Casa na rua da Gestosa, em Valadares. Casa onde vivi até aos vinte e seis anos.
Estávamos em 1998 e, visto a esta distância, éramos umas crianças e foi com essa alegre, excitada e descomprometida juventude que fomos preenchendo os espaços, então enormes, com a parafernália e indumentária que considerávamos necessária. Era um apartamento com excelentes áreas, se exceptuarmos a cozinha e o condomínio tinha piscina. Era aqui que morávamos quando nasceu a nossa primeira filha. Curiosamente, no mesmo prédio viviam vários jovens casais que, tal como nós, haviam adquirido aí a sua primeira casa e cujos passos coincidiam com os nossos. Isso contribuiu para uma aproximação com alguns desses casais, acabando por se transformar em sólida amizade.

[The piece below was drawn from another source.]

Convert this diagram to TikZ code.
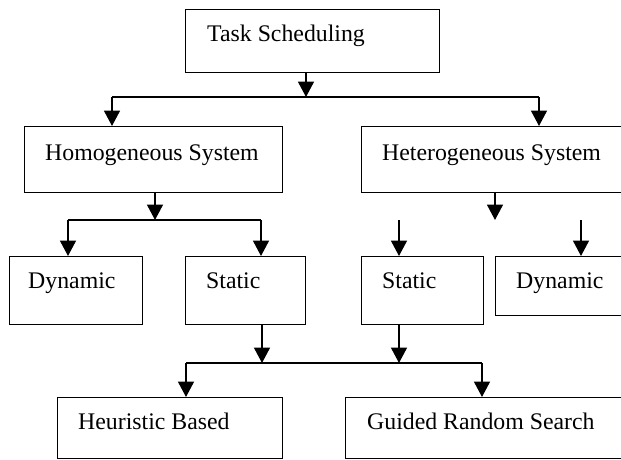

Apartamento na rua Dr. Ferreira Alves, em Francelos. Casa onde vivi até aos trinta e três anos.
Mais tarde, algures na Primavera de 2006, recebemos uma proposta para vendermos a nossa casa, o que rapidamente aconteceu e nos levou por meio ano, e com as tralhas às costas, para casa dos meus pais. Foi um tempo complicado, de readaptação e de incerteza quanto ao lugar onde iriamos morar. Interessante neste processo foi ter percebido na minha filha sentimentos semelhantes, até na argumentação, àqueles que eu senti quando os meus pais promoveram a mudança da Madalena para Valadares.
Enfim, no final desse mesmo ano, a casa que escolhêramos e havíamos comprado, ficou pronta para a habitarmos. Nova mudança, novos desarranjos, novas rotinas e novo filho, para mais rápido ocuparmos todos os cantos e recantos da casa e, assim, termos de novo a sensação de que já não cabemos nela. Ainda lá estamos e estamos bem. Na verdade, sinto sempre a necessidade de mudança, simpatizo com a ideia de mudança e gostaria muito de poder mudar de casa nos próximos tempos, mas não sei se será possível. No entretanto, importa salientar que a minha casa, a nossa casa, é uma excelente casa, confortável, espaçosa e nela, julgo, habita uma família normalmente feliz.
Apartamento na avenida António Coelho Moreira, em Valadares. Casa onde actualmente vivo.
Posfácio:
Sincero agradecimento ao Google Street View pela experiência confortável, acessível e barata, ao me permitir viajar pelos lugares da minha memória e assim enriquecer este exercício.